**Task instructions**: Leave out any pictures and transcribe all other data below exactly.

**Collected data**:
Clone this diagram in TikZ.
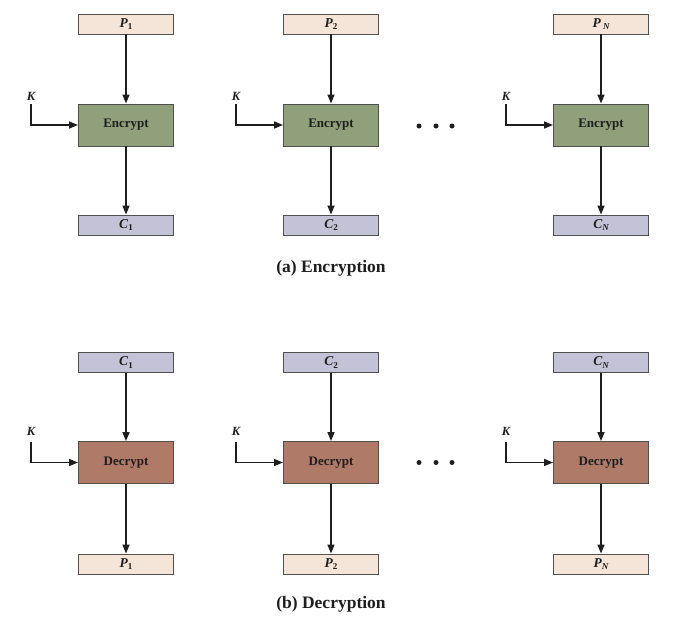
\documentclass[tikz,border=0pt]{standalone}
\usepackage{fontspec}
\setmainfont{Liberation Serif}
\usetikzlibrary{arrows.meta}
\definecolor{pfill}{RGB}{245,228,216}
\definecolor{cfill}{RGB}{196,194,214}
\definecolor{efill}{RGB}{143,160,122}
\definecolor{dfill}{RGB}{176,122,104}
\definecolor{bord}{RGB}{80,80,80}
\definecolor{ink}{RGB}{30,30,30}
\newcommand{\lbl}[2]{{\bfseries\itshape #1}\raisebox{-0.45ex}{\bfseries\fontsize{9}{10}\selectfont #2}}
\newcommand{\lbln}[1]{{\bfseries\itshape #1}\raisebox{-0.45ex}{\bfseries\itshape\fontsize{9}{10}\selectfont N}}
\tikzset{
  smallbox/.style={draw=bord, line width=0.9pt, minimum width=95pt, minimum height=20pt, inner sep=0pt, text=ink, font=\fontsize{13.5}{15}\selectfont},
  pbox/.style={smallbox, fill=pfill},
  cbox/.style={smallbox, fill=cfill},
  bigbox/.style={draw=bord, line width=0.9pt, minimum width=95pt, minimum height=42pt, inner sep=0pt, text=ink, font=\bfseries\fontsize{13}{15}\selectfont},
  ebox/.style={bigbox, fill=efill},
  dbox/.style={bigbox, fill=dfill},
  arr/.style={line width=1.5pt, draw=ink, -{Triangle[length=9pt,width=7pt]}},
  klbl/.style={font=\bfseries\itshape\fontsize{12.5}{14}\selectfont, inner sep=0pt, text=ink},
  captxt/.style={font=\bfseries\fontsize{17.5}{20}\selectfont, inner sep=0pt, text=ink},
  dotmark/.style={fill=ink, draw=none, circle, minimum size=5pt, inner sep=0pt}
}
\begin{document}
\begin{tikzpicture}[x=1pt,y=-1pt]
\useasboundingbox (0,0) rectangle (688,619);
% ---------- Encryption ----------
\foreach \i/\cx/\kx/\sub in {1/126/31/1, 2/331/236/2, 3/601/506/N}{
  \node[pbox] (p\i) at (\cx,24) {\ifnum\i=3 {\bfseries\itshape P}\,\raisebox{-0.45ex}{\bfseries\itshape\fontsize{9}{10}\selectfont N}\else\lbl{P}{\sub}\fi};
  \node[ebox] (e\i) at (\cx,125) {Encrypt};
  \node[cbox] (c\i) at (\cx,225) {\ifnum\i=3 \lbln{C}\else\lbl{C}{\sub}\fi};
  \node[klbl] (ka\i) at (\kx,96) {K};
  \coordinate (ks\i) at (\kx,104);
  \draw[arr] (p\i) -- (e\i);
  \draw[arr] (e\i) -- (c\i);
  \draw[arr] (ks\i) |- (e\i.west);
}
\foreach \x [count=\j] in {419,436,452}{
  \node[dotmark] (da\j) at (\x,126) {};
}
\node[captxt] (capa) at (331,268) {(a) Encryption};
% ---------- Decryption ----------
\foreach \i/\cx/\kx/\sub in {1/126/31/1, 2/331/236/2, 3/601/506/N}{
  \node[cbox] (dc\i) at (\cx,362.5) {\ifnum\i=3 \lbln{C}\else\lbl{C}{\sub}\fi};
  \node[dbox] (d\i) at (\cx,462.5) {Decrypt};
  \node[pbox] (dp\i) at (\cx,564) {\ifnum\i=3 \lbln{P}\else\lbl{P}{\sub}\fi};
  \node[klbl] (kb\i) at (\kx,431) {K};
  \coordinate (kt\i) at (\kx,442);
  \draw[arr] (dc\i) -- (d\i);
  \draw[arr] (d\i) -- (dp\i);
  \draw[arr] (kt\i) |- (d\i.west);
}
\foreach \x [count=\j] in {419,436,452}{
  \node[dotmark] (db\j) at (\x,462.5) {};
}
\node[captxt] (capb) at (331,604) {(b) Decryption};
\end{tikzpicture}
\end{document}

**Right answer**:
Clone this diagram in TikZ.
\documentclass[tikz,border=0pt]{standalone}
\usepackage{fontspec}
\setmainfont{Liberation Serif}
\usetikzlibrary{arrows.meta}
\definecolor{pfill}{RGB}{245,228,216}
\definecolor{cfill}{RGB}{196,194,214}
\definecolor{efill}{RGB}{143,160,122}
\definecolor{dfill}{RGB}{176,122,104}
\definecolor{bord}{RGB}{80,80,80}
\definecolor{ink}{RGB}{30,30,30}
\newcommand{\lbl}[2]{{\bfseries\itshape #1}\raisebox{-0.45ex}{\bfseries\fontsize{9}{10}\selectfont #2}}
\newcommand{\lbln}[1]{{\bfseries\itshape #1}\raisebox{-0.45ex}{\bfseries\itshape\fontsize{9}{10}\selectfont N}}
\tikzset{
  smallbox/.style={draw=bord, line width=0.9pt, minimum width=95pt, minimum height=20pt, inner sep=0pt, text=ink, font=\fontsize{13.5}{15}\selectfont},
  pbox/.style={smallbox, fill=pfill},
  cbox/.style={smallbox, fill=cfill},
  bigbox/.style={draw=bord, line width=0.9pt, minimum width=95pt, minimum height=42pt, inner sep=0pt, text=ink, font=\bfseries\fontsize{13}{15}\selectfont},
  ebox/.style={bigbox, fill=efill},
  dbox/.style={bigbox, fill=dfill},
  arr/.style={line width=1.5pt, draw=ink, -{Triangle[length=9pt,width=7pt]}},
  klbl/.style={font=\bfseries\itshape\fontsize{12.5}{14}\selectfont, inner sep=0pt, text=ink},
  captxt/.style={font=\bfseries\fontsize{17.5}{20}\selectfont, inner sep=0pt, text=ink},
  dotmark/.style={fill=ink, draw=none, circle, minimum size=5pt, inner sep=0pt}
}
\begin{document}
\begin{tikzpicture}[x=1pt,y=-1pt]
\useasboundingbox (0,0) rectangle (688,619);
% ---------- Encryption ----------
\foreach \i/\cx/\kx/\sub in {1/126/31/1, 2/331/236/2, 3/601/506/N}{
  \node[pbox] (p\i) at (\cx,24) {\ifnum\i=3 {\bfseries\itshape P}\,\raisebox{-0.45ex}{\bfseries\itshape\fontsize{9}{10}\selectfont N}\else\lbl{P}{\sub}\fi};
  \node[ebox] (e\i) at (\cx,125) {Encrypt};
  \node[cbox] (c\i) at (\cx,225) {\ifnum\i=3 \lbln{C}\else\lbl{C}{\sub}\fi};
  \node[klbl] (ka\i) at (\kx,96) {K};
  \coordinate (ks\i) at (\kx,104);
  \draw[arr] (p\i) -- (e\i);
  \draw[arr] (e\i) -- (c\i);
  \draw[arr] (ks\i) |- (e\i.west);
}
\foreach \x [count=\j] in {419,436,452}{
  \node[dotmark] (da\j) at (\x,126) {};
}
\node[captxt] (capa) at (331,268) {(a) Encryption};
% ---------- Decryption ----------
\foreach \i/\cx/\kx/\sub in {1/126/31/1, 2/331/236/2, 3/601/506/N}{
  \node[cbox] (dc\i) at (\cx,362.5) {\ifnum\i=3 \lbln{C}\else\lbl{C}{\sub}\fi};
  \node[dbox] (d\i) at (\cx,462.5) {Decrypt};
  \node[pbox] (dp\i) at (\cx,564) {\ifnum\i=3 \lbln{P}\else\lbl{P}{\sub}\fi};
  \node[klbl] (kb\i) at (\kx,431) {K};
  \coordinate (kt\i) at (\kx,442);
  \draw[arr] (dc\i) -- (d\i);
  \draw[arr] (d\i) -- (dp\i);
  \draw[arr] (kt\i) |- (d\i.west);
}
\foreach \x [count=\j] in {419,436,452}{
  \node[dotmark] (db\j) at (\x,462.5) {};
}
\node[captxt] (capb) at (331,604) {(b) Decryption};
\end{tikzpicture}
\end{document}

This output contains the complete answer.